### STATED GOAL
Return the lines below exactly, from the first line to the line that contains "XAxis, YAxis, ReferenceLine". Leave out pictures.

### RECORDED INFORMATION
-.-.-

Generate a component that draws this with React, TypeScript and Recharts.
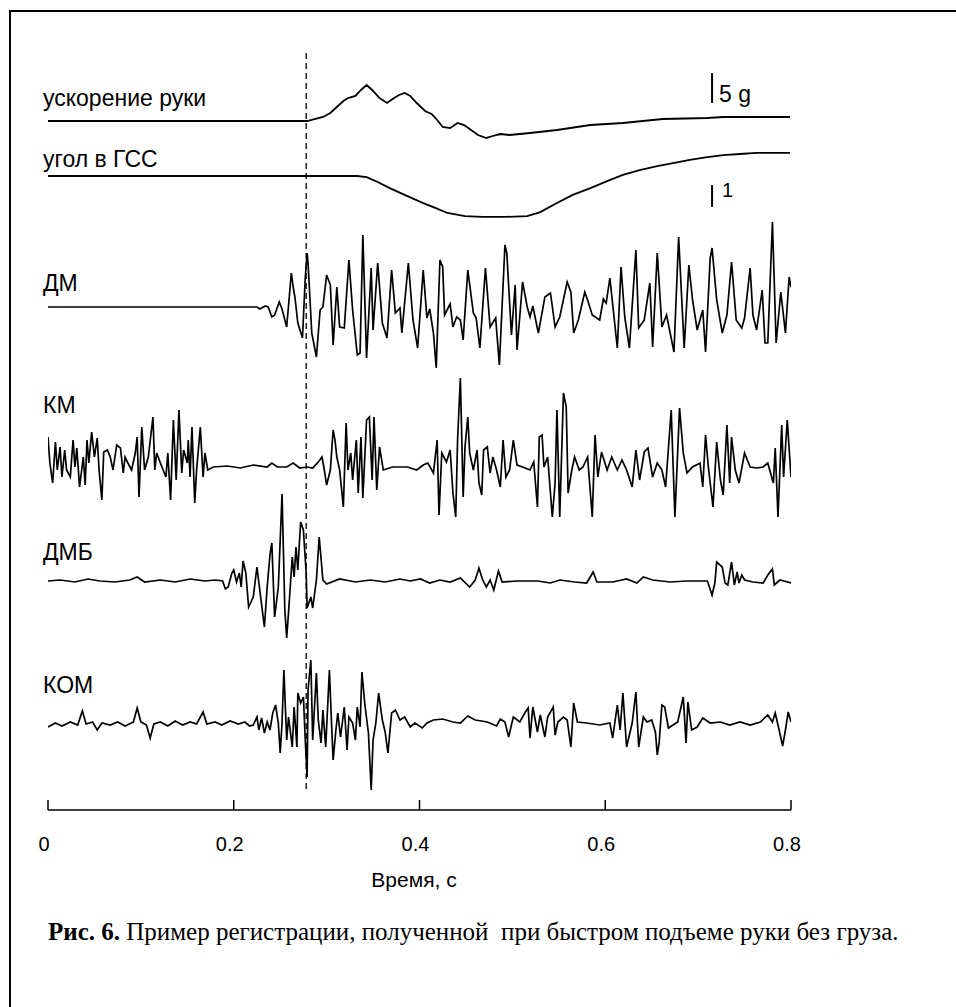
import React from 'react';
import { LineChart, Line, XAxis, YAxis, ReferenceLine } from 'recharts';

// time in ms, value in trace units
const accelG: [number, number][] = [
  [0, 0], [271, 0], [279, 0], [287, 0.33], [296, 0.67], [304, 1.33], [311, 2.33], [318, 3.33],
  [323, 3.83], [331, 4.17], [337, 5.17], [343, 6.0], [349, 5.17], [357, 3.83], [365, 3.0],
  [371, 3.67], [378, 4.33], [384, 4.67], [390, 4.17], [397, 3.0], [406, 1.67], [413, 1.17],
  [419, 0.17], [425, -1.0], [433, -1.17], [441, -0.33], [448, -0.67], [454, -1.33], [463, -2.33],
  [472, -2.83], [479, -2.5], [487, -2.17], [497, -2.33], [519, -2.0], [548, -1.5], [584, -0.67],
  [619, -0.33], [662, 0.33], [710, 0.5], [727, 0.67], [799, 0.67],
];

const shoulderAngle: [number, number][] = [
  [0, 0], [333, 0], [343, -0.05], [355, -0.27], [368, -0.55], [384, -0.86], [404, -1.23],
  [417, -1.45], [430, -1.68], [449, -1.82], [468, -1.86], [492, -1.86], [516, -1.82],
  [530, -1.64], [548, -1.23], [565, -0.86], [584, -0.55], [602, -0.23], [619, 0.05],
  [637, 0.27], [656, 0.45], [673, 0.59], [691, 0.73], [710, 0.86], [727, 0.95], [745, 1.0],
  [763, 1.05], [799, 1.05],
];

const emgDM: [number, number][] = [
  [0, 0], [225, 0], [228, -2], [234, 1], [237, 0], [241, -10], [244, -8], [249, 5], [252, -2],
  [257, -20], [262, 34], [264, 20], [266, 9], [269, -16], [274, -31], [277, 29], [279, 54],
  [280, 44], [284, -26], [289, -50], [293, -3], [296, 0], [300, 32], [304, 22], [307, -38],
  [311, 20], [314, -20], [319, -21], [324, 47], [328, -3], [333, -48], [336, -46], [339, 72],
  [343, -51], [348, 39], [350, -23], [355, 44], [360, -16], [365, -31], [370, 37], [374, -6],
  [379, -1], [381, -26], [388, 44], [393, -13], [398, -41], [404, 37], [408, -11], [411, -2],
  [415, -26], [418, -61], [422, 47], [425, 40], [427, -8], [433, 3], [436, -20], [440, -10],
  [444, -13], [447, -33], [452, 37], [458, -6], [461, -11], [465, -41], [471, 39], [476, -20],
  [482, -11], [486, -58], [492, 62], [494, 54], [499, -28], [503, 22], [505, -43], [511, 25],
  [516, 0], [519, -10], [522, 1], [528, -26], [535, 10], [541, 14], [546, -20], [551, -10],
  [559, 25], [563, 15], [566, -26], [571, -13], [578, 15], [581, 7], [586, -8], [594, -13],
  [598, 8], [601, 4], [605, 29], [613, -41], [617, 40], [621, -10], [626, -41], [633, 57],
  [636, -21], [642, -13], [648, 24], [651, -40], [656, 54], [661, -20], [666, -8], [674, -45],
  [679, 70], [685, -41], [690, 42], [694, 7], [699, -23], [705, -3], [708, -45], [713, 49],
  [715, 59], [720, 7], [726, -26], [731, -8], [736, 45], [741, -13], [747, -21], [750, -11],
  [756, 39], [759, -8], [763, -23], [769, 17], [772, -36], [775, -36], [780, 85], [784, -36],
  [789, 15], [794, -26], [798, 30], [800, 20],
];

const emgKM: [number, number][] = [
  [0, 30], [2, 4], [5, -16], [8, 25], [10, -3], [13, 20], [15, -10], [18, 17], [20, -3],
  [24, -10], [27, 27], [29, 0], [31, 19], [34, -20], [38, 10], [40, -18], [42, 27], [44, 4],
  [47, 35], [50, 10], [53, 29], [55, -3], [58, -33], [60, 15], [64, 17], [67, 10], [70, -3],
  [74, 22], [78, 19], [81, -6], [83, 10], [86, 4], [90, -3], [94, 14], [96, 30], [98, -30],
  [101, 40], [104, -3], [108, 10], [113, 50], [115, -3], [117, 14], [121, 4], [124, -3],
  [127, -10], [129, 14], [132, -33], [135, 47], [138, -13], [141, 57], [144, -6], [146, 17],
  [150, 4], [151, 27], [153, -10], [155, 40], [158, -36], [160, -3], [164, 40], [167, -10],
  [169, 14], [172, -3], [178, 0], [193, 1], [207, -1], [221, 2], [236, 0], [241, 4], [247, 0],
  [257, 0], [264, 4], [271, -1], [279, 0], [285, -1], [291, 5], [295, 10], [297, 0], [300, -18],
  [304, -3], [307, 37], [309, 27], [311, 10], [314, -3], [318, -40], [321, 44], [323, -3],
  [326, 14], [328, -13], [332, 27], [334, -26], [337, 30], [339, -31], [343, 47], [346, 50],
  [349, -13], [351, 50], [354, -23], [357, 20], [361, -3], [371, 0], [387, 0], [397, -3],
  [404, 2], [409, 4], [415, -6], [419, 27], [421, -48], [424, 14], [429, 5], [433, 17],
  [436, -26], [439, -50], [441, 27], [444, 89], [447, -30], [449, 20], [452, 50], [454, 14],
  [458, -3], [462, 17], [464, -16], [467, -28], [469, 17], [473, 20], [476, -6], [479, 10],
  [483, -3], [487, -20], [490, 27], [493, -10], [497, -3], [501, 27], [505, 2], [511, 0],
  [519, -3], [523, 5], [527, -40], [529, 30], [532, 32], [534, 0], [538, 10], [543, -50],
  [546, -16], [548, 57], [551, -50], [555, 74], [558, 60], [560, -26], [564, -3], [567, 10],
  [572, -3], [576, 0], [581, 10], [586, -50], [589, 32], [592, -10], [596, 15], [602, -3],
  [607, 10], [613, -3], [618, 7], [623, -3], [629, -20], [633, 17], [637, -13], [642, 15],
  [646, 19], [651, -10], [656, 4], [661, -3], [665, -20], [671, 57], [675, -50], [680, 59],
  [684, 14], [688, -6], [694, 0], [702, 4], [705, -20], [708, 32], [711, 0], [716, -40],
  [720, 25], [724, -13], [727, -28], [731, 42], [734, -16], [736, 30], [740, -3], [744, -16],
  [750, 14], [756, 0], [763, -1], [770, 0], [775, 4], [781, -16], [783, 19], [786, -50],
  [790, 42], [792, -10], [796, 47], [800, -10],
];

const emgDMB: [number, number][] = [
  [0, 0], [13, 1], [29, -1], [43, 2], [56, 0], [72, -1], [88, 1], [96, 4], [104, -1], [121, 1],
  [137, -1], [153, 2], [169, 0], [180, 1], [188, 0], [191, -8], [194, -6], [198, 8], [200, 11],
  [203, -1], [206, 8], [208, -6], [210, 20], [213, 8], [216, -26], [221, -16], [225, 14],
  [228, -9], [233, -46], [236, -6], [239, 26], [241, 38], [244, -36], [248, -6], [252, 87],
  [255, -29], [257, -57], [259, -31], [263, 24], [265, 4], [267, 34], [269, 11], [272, 59],
  [275, 51], [278, 8], [279, -27], [283, -16], [285, -27], [289, 1], [292, 44], [296, 1],
  [300, -3], [314, 2], [331, -1], [347, 1], [363, -1], [379, 2], [390, 0], [401, 2], [411, -2],
  [422, 1], [433, -1], [444, 3], [454, -6], [460, 1], [464, 13], [468, 1], [472, -6], [476, 1],
  [480, -9], [485, 10], [489, -1], [505, 0], [527, 0], [541, -2], [551, 1], [567, -1], [580, -2],
  [587, 9], [591, -1], [608, -1], [623, 2], [634, -2], [641, 4], [651, 1], [670, -1], [688, 0],
  [710, 0], [715, -14], [718, -2], [720, 19], [726, 14], [729, -2], [732, -4], [736, 19],
  [739, -4], [742, 9], [744, -2], [747, 6], [750, 1], [759, -1], [770, -2], [775, 6], [780, 12],
  [782, -4], [788, 1], [800, -2],
];

const emgKOM: [number, number][] = [
  [0, -3], [8, 1], [15, -2], [24, 2], [32, -1], [37, 13], [41, 0], [48, 2], [53, -6], [58, 1],
  [67, -1], [75, 2], [83, -2], [92, 2], [96, 16], [100, 2], [106, -1], [110, -14], [114, 0],
  [121, 2], [129, -2], [137, 3], [145, -1], [153, 2], [160, 0], [167, 12], [171, 0], [180, 2],
  [187, -1], [196, 3], [205, 0], [212, 2], [217, -2], [221, -1], [225, 7], [227, -6], [230, 6],
  [233, -9], [236, 2], [239, -6], [242, 11], [245, 19], [248, 1], [250, -29], [252, 1],
  [254, 54], [257, -16], [259, 7], [263, -23], [265, 17], [268, -23], [269, 31], [272, 21],
  [275, 27], [277, -16], [279, -53], [280, 34], [283, 64], [285, -16], [289, 51], [291, 4],
  [294, -19], [296, 14], [299, -23], [303, 54], [305, 7], [307, -36], [310, -6], [312, 11],
  [315, -13], [319, 17], [322, -26], [324, 7], [328, 1], [331, -16], [333, 17], [336, -3],
  [338, 52], [341, 21], [345, -9], [348, -66], [350, -16], [353, 1], [356, 31], [360, 4],
  [363, -8], [366, -29], [370, 11], [374, 14], [379, 4], [384, 7], [390, -3], [395, 1],
  [403, -4], [408, 1], [415, 4], [425, 5], [436, 2], [444, 1], [452, 8], [460, 4], [473, 2],
  [483, -2], [487, 5], [492, 2], [496, -13], [501, 7], [508, 2], [514, 12], [517, 16], [519, -14],
  [522, 17], [527, -8], [530, 9], [535, -13], [538, 7], [544, 17], [546, -11], [549, 2], [555, 7],
  [559, 4], [563, -23], [566, 21], [570, 2], [580, 1], [594, -1], [605, 1], [608, -14], [613, 19],
  [616, -6], [619, 31], [623, -23], [629, 1], [633, 32], [636, -23], [641, 7], [645, 2], [650, 4],
  [654, -8], [656, -31], [658, -19], [661, 19], [664, 17], [668, -4], [673, -1], [678, 2],
  [684, 27], [687, -19], [689, 22], [693, -6], [699, -3], [705, 6], [713, 1], [724, 2], [734, -1],
  [745, 2], [756, -1], [767, 2], [775, 9], [780, 2], [783, 11], [786, -1], [791, -22], [794, -6],
  [797, 12], [800, 2],
];

const timeTicks = [0, 0.2, 0.4, 0.6, 0.8];
const onsetTime = 0.278;
const accelBar = [3, 8]; // 5 g
const angleBar = [-1.41, -0.41]; // 1 unit
const barTime = 0.715;

const toRows = (arr: [number, number][]) => arr.map(([ms, v]) => ({ t: ms / 1000, v }));

// layout
const CHART_W = 956;
const CHART_H = 900;
const PLOT_TOP = 40;
const PLOT_BOTTOM = 810;

// baseline y position (px) and px per unit for each trace
const domainFor = (base: number, k: number): [number, number] => [
  -(PLOT_BOTTOM - base) / k,
  (base - PLOT_TOP) / k,
];

const traces = [
  { id: 'acc', data: accelG, base: 121, k: 6, width: 1.8 },
  { id: 'ang', data: shoulderAngle, base: 176, k: 22, width: 1.8 },
  { id: 'dm', data: emgDM, base: 307, k: 1, width: 1.7 },
  { id: 'km', data: emgKM, base: 467, k: 1, width: 1.7 },
  { id: 'dmb', data: emgDMB, base: 581, k: 1, width: 1.7 },
  { id: 'kom', data: emgKOM, base: 724, k: 1, width: 1.7 },
];

const labels = [
  { text: 'ускорение руки', y: 106 },
  { text: 'угол в ГСС', y: 167 },
  { text: 'ДМ', y: 291 },
  { text: 'КМ', y: 413 },
  { text: 'ДМБ', y: 560 },
  { text: 'КОМ', y: 693 },
];

const SANS = '"Liberation Sans", Arial, sans-serif';
const SERIF = '"Liberation Serif", "Times New Roman", serif';

const TimeTick = (props: any) => {
  const { x, y, payload } = props;
  return (
    <g>
      <line x1={x} y1={y - 10} x2={x} y2={y} stroke="#000" strokeWidth={1.5} />
      <text x={x - 4} y={y + 41} textAnchor="middle" fontFamily={SANS} fontSize={20} fill="#000">
        {payload.value}
      </text>
    </g>
  );
};

export default function App() {
  return (
    <div style={{ position: 'absolute', left: 0, top: 0, width: 956, height: 1007, overflow: 'hidden', background: '#fff' }}>
      <div
        style={{
          position: 'absolute', left: 9, top: 10, width: 947, height: 997,
          borderTop: '2px solid #000', borderLeft: '2px solid #000', boxSizing: 'border-box',
        }}
      />
      <div style={{ position: 'absolute', left: 0, top: 0 }}>
        <LineChart
          width={CHART_W}
          height={CHART_H}
          margin={{ top: PLOT_TOP, right: CHART_W - 791, bottom: 0, left: 48 }}
        >
          <XAxis
            dataKey="t"
            type="number"
            domain={[0, 0.8]}
            ticks={timeTicks}
            allowDataOverflow
            height={CHART_H - PLOT_BOTTOM}
            axisLine={{ stroke: '#000', strokeWidth: 1.5 }}
            tickLine={false}
            tickSize={0}
            tickMargin={0}
            tick={<TimeTick />}
            interval={0}
          />
          {traces.map((tr) => (
            <YAxis
              key={tr.id}
              yAxisId={tr.id}
              type="number"
              domain={domainFor(tr.base, tr.k)}
              allowDataOverflow
              hide
            />
          ))}
          <ReferenceLine
            yAxisId="kom"
            segment={[{ x: onsetTime, y: 671 }, { x: onsetTime, y: -69 }]}
            stroke="#000"
            strokeWidth={1.3}
            strokeDasharray="6 4"
          />
          <ReferenceLine
            yAxisId="acc"
            segment={[{ x: barTime, y: accelBar[0] }, { x: barTime, y: accelBar[1] }]}
            stroke="#000"
            strokeWidth={2}
          />
          <ReferenceLine
            yAxisId="ang"
            segment={[{ x: barTime, y: angleBar[0] }, { x: barTime, y: angleBar[1] }]}
            stroke="#000"
            strokeWidth={2}
          />
          {traces.map((tr) => (
            <Line
              key={tr.id}
              yAxisId={tr.id}
              data={toRows(tr.data)}
              dataKey="v"
              type="linear"
              stroke="#000"
              strokeWidth={tr.width}
              dot={false}
              activeDot={false}
              isAnimationActive={false}
            />
          ))}
        </LineChart>
      </div>
      <svg width={956} height={1007} style={{ position: 'absolute', left: 0, top: 0, pointerEvents: 'none' }}>
        {labels.map((l) => (
          <text key={l.text} x={43} y={l.y} fontFamily={SANS} fontSize={23} fill="#000">
            {l.text}
          </text>
        ))}
        <text x={719} y={102} fontFamily={SANS} fontSize={23} fill="#000">5 g</text>
        <text x={722} y={197} fontFamily={SANS} fontSize={20} fill="#000">1</text>
        <text x={414} y={887} textAnchor="middle" fontFamily={SANS} fontSize={21} fill="#000">Время, с</text>
        <text x={48} y={940} fontFamily={SERIF} fontSize={25} fill="#000" style={{ whiteSpace: 'pre' }}>
          <tspan fontWeight="bold">Рис. 6.</tspan>
          <tspan> Пример регистрации, полученной  при быстром подъеме руки без груза.</tspan>
        </text>
      </svg>
    </div>
  );
}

-.-.-

### SOLUTION TO THIS PROBLEM
Generate a component that draws this with React, TypeScript and Recharts.
import React from 'react';
import { LineChart, Line, XAxis, YAxis, ReferenceLine } from 'recharts';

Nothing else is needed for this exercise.